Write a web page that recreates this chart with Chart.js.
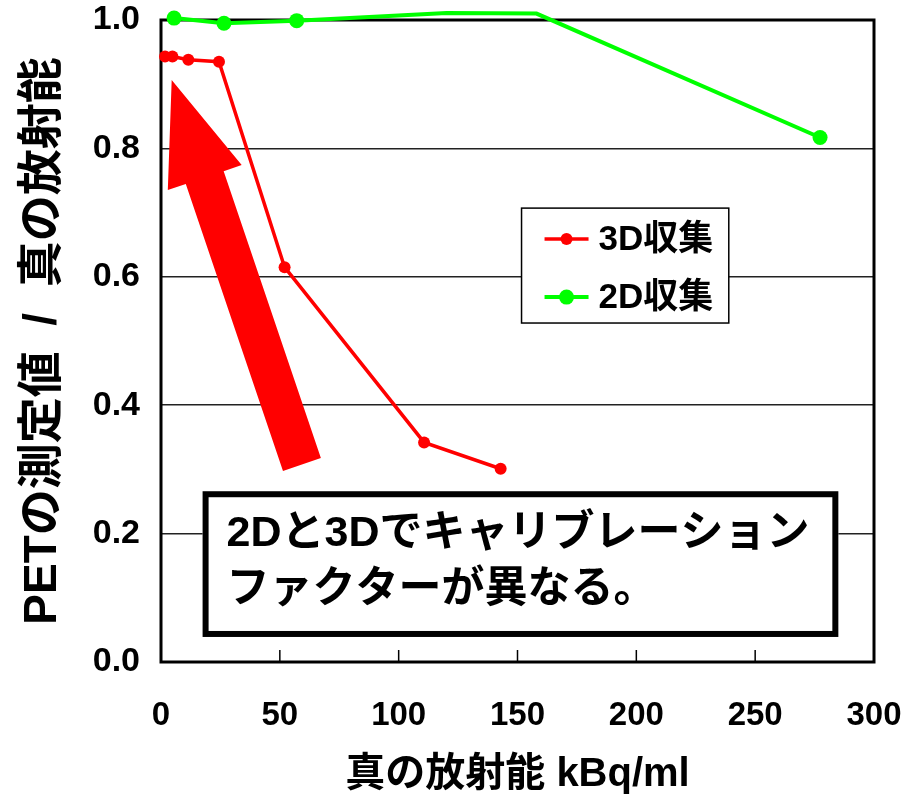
<!DOCTYPE html>
<html>
<head>
<meta charset="utf-8">
<script src="https://cdn.jsdelivr.net/npm/chart.js@4.4.0/dist/chart.umd.min.js"></script>
<style>
  html, body { margin: 0; padding: 0; background: #fff; }
  #wrap { width: 904px; height: 799px; }
</style>
</head>
<body>
<div id="wrap"><canvas id="chart" width="904" height="799"></canvas></div>
<script>
// --- data ---
const SERIES_LABELS = ['3D収集', '2D収集'];
const X_3D = [1.7, 4.8, 11.5, 24.4, 52.0, 110.7, 142.9];
const Y_3D = [0.943, 0.943, 0.938, 0.935, 0.615, 0.342, 0.301];
const X_2D = [5.5, 26.5, 57.1, 120.2, 158.0, 277.3];
const Y_2D = [1.003, 0.995, 0.999, 1.011, 1.010, 0.817];
const X_TICKS = [0, 50, 100, 150, 200, 250, 300];
const Y_TICKS = [0.0, 0.2, 0.4, 0.6, 0.8, 1.0];
const X_TITLE = '真の放射能 kBq/ml';
const Y_TITLE = 'PETの測定値  /  真の放射能';
const NOTE_LINES = ['2Dと3Dでキャリブレーション', 'ファクターが異なる。'];

const SANS = "'Liberation Sans', Arial, 'Noto Sans CJK JP', sans-serif";

function toPoints(xs, ys) {
    return xs.map(function (x, i) { return { x: x, y: ys[i] }; });
}

// markers above the plot top are hidden, like the original
function markerRadius(r) {
    return function (ctx) {
        return ctx.raw && ctx.raw.y > 1.005 ? 0 : r;
    };
}

// arrow, plot frame, inner ticks
const framePlugin = {
    id: 'frame',
    beforeDatasetsDraw: function (chart) {
        const ctx = chart.ctx;
        const a = chart.chartArea;
        const x = chart.scales.x, y = chart.scales.y;
        ctx.save();

        // big red arrow pointing up-left
        const tx = x.getPixelForValue(4.5), ty = y.getPixelForValue(0.9065);
        const bx = x.getPixelForValue(59.3), by = y.getPixelForValue(0.3076);
        const len = Math.hypot(bx - tx, by - ty);
        const ux = (bx - tx) / len, uy = (by - ty) / len;
        const px = -uy, py = ux;
        const headLen = 103, headHalf = 39, shaftHalf = 20;
        const hx = tx + ux * headLen, hy = ty + uy * headLen;
        ctx.fillStyle = '#ff0000';
        ctx.beginPath();
        ctx.moveTo(tx, ty);
        ctx.lineTo(hx + px * headHalf, hy + py * headHalf);
        ctx.lineTo(hx + px * shaftHalf, hy + py * shaftHalf);
        ctx.lineTo(bx + px * shaftHalf, by + py * shaftHalf);
        ctx.lineTo(bx - px * shaftHalf, by - py * shaftHalf);
        ctx.lineTo(hx - px * shaftHalf, hy - py * shaftHalf);
        ctx.lineTo(hx - px * headHalf, hy - py * headHalf);
        ctx.closePath();
        ctx.fill();

        // inner tick marks on the x axis
        ctx.strokeStyle = '#000';
        ctx.lineWidth = 1.5;
        X_TICKS.forEach(function (v) {
            if (v <= X_TICKS[0] || v >= X_TICKS[X_TICKS.length - 1]) return;
            const p = x.getPixelForValue(v);
            ctx.beginPath();
            ctx.moveTo(p, a.bottom);
            ctx.lineTo(p, a.bottom - 12);
            ctx.stroke();
        });

        // plot area border
        ctx.lineWidth = 3;
        ctx.strokeRect(a.left, a.top, a.right - a.left, a.bottom - a.top);
        ctx.restore();
    },
    afterDatasetsDraw: function (chart) {
        const ctx = chart.ctx;
        const x = chart.scales.x, y = chart.scales.y;
        ctx.save();

        // legend box
        const lx0 = x.getPixelForValue(151.7), lx1 = x.getPixelForValue(238.9);
        const ly0 = y.getPixelForValue(0.707), ly1 = y.getPixelForValue(0.528);
        ctx.fillStyle = '#fff';
        ctx.fillRect(lx0, ly0, lx1 - lx0, ly1 - ly0);
        ctx.strokeStyle = '#000';
        ctx.lineWidth = 1.5;
        ctx.strokeRect(lx0, ly0, lx1 - lx0, ly1 - ly0);
        const rowY = [ly0 + 31, ly0 + 89];
        chart.data.datasets.forEach(function (ds, i) {
            const cy = rowY[i];
            ctx.strokeStyle = ds.borderColor;
            ctx.lineWidth = ds.borderWidth;
            ctx.beginPath();
            ctx.moveTo(lx0 + 23, cy);
            ctx.lineTo(lx0 + 67, cy);
            ctx.stroke();
            ctx.fillStyle = ds.pointBackgroundColor;
            ctx.beginPath();
            ctx.arc(lx0 + 45, cy, ds.legendRadius, 0, Math.PI * 2);
            ctx.fill();
            ctx.fillStyle = '#000';
            ctx.font = 'bold 35px ' + SANS;
            ctx.textAlign = 'left';
            ctx.textBaseline = 'middle';
            ctx.fillText(ds.label, lx0 + 77, cy + 1);
        });

        // note box
        const nx0 = x.getPixelForValue(17.5), nx1 = x.getPixelForValue(285);
        const ny0 = y.getPixelForValue(0.266), ny1 = y.getPixelForValue(0.039);
        ctx.fillStyle = '#fff';
        ctx.fillRect(nx0, ny0, nx1 - nx0, ny1 - ny0);
        ctx.strokeStyle = '#000';
        ctx.lineWidth = 6;
        ctx.strokeRect(nx0 + 3, ny0 + 3, nx1 - nx0 - 6, ny1 - ny0 - 6);
        ctx.fillStyle = '#000';
        ctx.font = 'bold 43px ' + SANS;
        ctx.textAlign = 'left';
        ctx.textBaseline = 'middle';
        NOTE_LINES.forEach(function (t, i) {
            ctx.fillText(t, nx0 + 24, ny0 + 43 + i * 56);
        });
        ctx.restore();
    }
};

new Chart(document.getElementById('chart').getContext('2d'), {
    type: 'line',
    data: {
        datasets: [{
            label: SERIES_LABELS[0],
            data: toPoints(X_3D, Y_3D),
            borderColor: '#ff0000',
            backgroundColor: '#ff0000',
            pointBackgroundColor: '#ff0000',
            pointBorderWidth: 0,
            borderWidth: 3.5,
            pointRadius: 6,
            legendRadius: 6,
            tension: 0,
            clip: false
        }, {
            label: SERIES_LABELS[1],
            data: toPoints(X_2D, Y_2D),
            borderColor: '#00ff00',
            backgroundColor: '#00ff00',
            pointBackgroundColor: '#00ff00',
            pointBorderWidth: 0,
            borderWidth: 4,
            pointRadius: markerRadius(7.5),
            legendRadius: 7.5,
            tension: 0,
            clip: false
        }]
    },
    options: {
        responsive: false,
        animation: false,
        devicePixelRatio: 1,
        layout: { padding: { left: 0, right: 30, top: 20, bottom: 0 } },
        plugins: {
            legend: { display: false },
            tooltip: { enabled: false }
        },
        scales: {
            x: {
                type: 'linear',
                min: X_TICKS[0],
                max: X_TICKS[X_TICKS.length - 1],
                afterBuildTicks: function (scale) {
                    scale.ticks = X_TICKS.map(function (v) { return { value: v }; });
                },
                afterFit: function (scale) {
                    scale.height = 137;
                    scale.paddingLeft = 0;
                    scale.paddingRight = 0;
                },
                grid: { display: false, drawTicks: false },
                border: { display: false },
                ticks: {
                    padding: 34,
                    color: '#000',
                    font: { family: SANS, size: 33, weight: 'bold', lineHeight: 1.2 },
                    callback: function (v) { return String(v); }
                },
                title: {
                    display: true,
                    text: X_TITLE,
                    color: '#000',
                    padding: { top: 0, bottom: 0 },
                    font: { family: SANS, size: 40, weight: 'bold', lineHeight: 1.2 }
                }
            },
            y: {
                min: Y_TICKS[0],
                max: Y_TICKS[Y_TICKS.length - 1],
                afterBuildTicks: function (scale) {
                    scale.ticks = Y_TICKS.map(function (v) { return { value: v }; });
                },
                afterFit: function (scale) {
                    scale.width = 161;
                    scale.paddingTop = 0;
                    scale.paddingBottom = 0;
                },
                grid: { color: '#222', lineWidth: 1.5, drawTicks: false },
                border: { display: false },
                ticks: {
                    padding: 21,
                    color: '#000',
                    font: { family: SANS, size: 34, weight: 'bold', lineHeight: 1.2 },
                    callback: function (v) { return v.toFixed(1); }
                },
                title: {
                    display: true,
                    text: Y_TITLE,
                    color: '#000',
                    padding: { top: 16, bottom: 0 },
                    font: { family: SANS, size: 46, weight: 'bold', lineHeight: 1.2 }
                }
            }
        }
    },
    plugins: [framePlugin]
});
</script>
</body>
</html>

## [What to work on]
From the first line above through the line containing "const NOTE_LINES = ['2Dと3Dでキャリブレーション', 'ファクターが異なる。'];", copy everything exactly, without the pictures.

## [Exercise output]
Write a web page that recreates this chart with Chart.js.
<!DOCTYPE html>
<html>
<head>
<meta charset="utf-8">
<script src="https://cdn.jsdelivr.net/npm/chart.js@4.4.0/dist/chart.umd.min.js"></script>
<style>
  html, body { margin: 0; padding: 0; background: #fff; }
  #wrap { width: 904px; height: 799px; }
</style>
</head>
<body>
<div id="wrap"><canvas id="chart" width="904" height="799"></canvas></div>
<script>
// --- data ---
const SERIES_LABELS = ['3D収集', '2D収集'];
const X_3D = [1.7, 4.8, 11.5, 24.4, 52.0, 110.7, 142.9];
const Y_3D = [0.943, 0.943, 0.938, 0.935, 0.615, 0.342, 0.301];
const X_2D = [5.5, 26.5, 57.1, 120.2, 158.0, 277.3];
const Y_2D = [1.003, 0.995, 0.999, 1.011, 1.010, 0.817];
const X_TICKS = [0, 50, 100, 150, 200, 250, 300];
const Y_TICKS = [0.0, 0.2, 0.4, 0.6, 0.8, 1.0];
const X_TITLE = '真の放射能 kBq/ml';
const Y_TITLE = 'PETの測定値  /  真の放射能';
const NOTE_LINES = ['2Dと3Dでキャリブレーション', 'ファクターが異なる。'];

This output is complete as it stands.